The panel discussion at the conclusion of the Management Day at the Design Automation Conference this week began with a hard look at the way design and verification teams are organized. Asked for a solution to the growing resource crunch on teams, Ken Wagner, vice president of engineering in the Communications Products Division of PMC Sierra asked for people-but people with the right skills, located in the right places. He cited his experience in trying to build a 24/7 global design team.

“Transferring a block around the world with the sun doesn’t help,” he warned. “The information flow between segments of the design team is too complicated to just do a hand-off at the end of the work day. People have to talk to each other. Having the team split between the US and India is just about worst-case-they are never all at work at the same time.” Wagner suggested partitioning the design itself across sites, with each team self-contained, rather than trying to partition tasks across sites.

Intel strategic technology solutions manager Michael Jassowski agreed. He said that Intel was often forced to employ multiple sites by the sheer size of its designs. The company employed modularity-each site would design a self-contained module, defined so that the interfaces between modules were readily-verifiable standard interfaces.
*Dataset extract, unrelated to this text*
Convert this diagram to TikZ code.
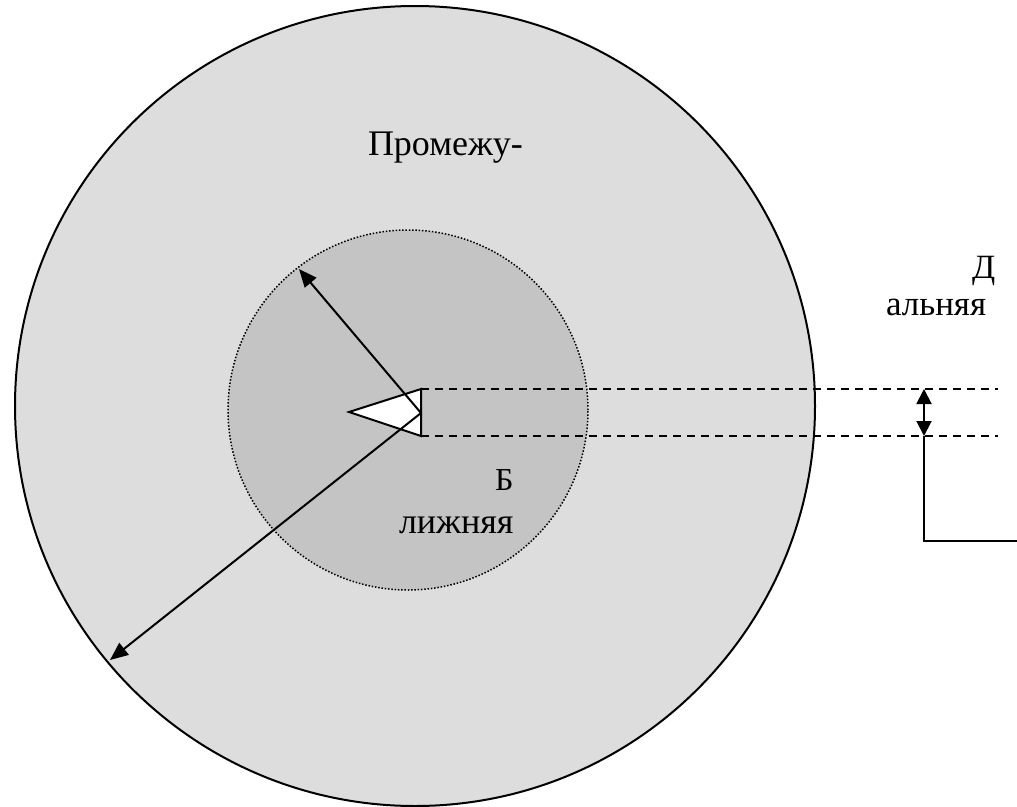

Any cost in silicon overhead was more than justified by improved control over the design process. This organization required each site to be relatively self-sufficient in skills, Jassowski said, but it still allowed for individual centers of excellence.

Jitu Khane, director of central engineering at Applied Micro Circuits, uses a slightly different approach. He said Applied also relied on modularity, but would separate design from verification. “If design is in San Jose, and verification is in Viet Nam or India, a problem that the verification team finds during the night the design team can fix the next day,” he explained.

The conclusion from these observations seems to be that the structure of a globally-dispersed design team should resemble the structure of the SoC: modular, with clearly-defined interfaces between the modules. The work flow can either be localized to within design sites, or it can be pipelined. But the team should be organized to minimize the need for high-bandwidth interactions across large distances-geographic or cultural-so there is less chance for inter-team delay and misunderstanding to impact the schedule.

Posted by Ron Wilson on June 19, 2010 | Comments (1)
Industries: IC Design

June 22, 2010
In response to: Heard at DAC: Management panel debates how to organize a global design team
garydpdx commented:

Time zones should be more of a consideration but most firms are established where they were first founded. I have found being in the Eastern time zone (North America) to be more convenient for live interaction with the Pacific Rim and South Asia in the evenings or mornings, and Europe during the day. While on the west coast, hours were whackier (except for dealing with a manager in Britain, usually chatting with him on his drive home right after arriving at the office!).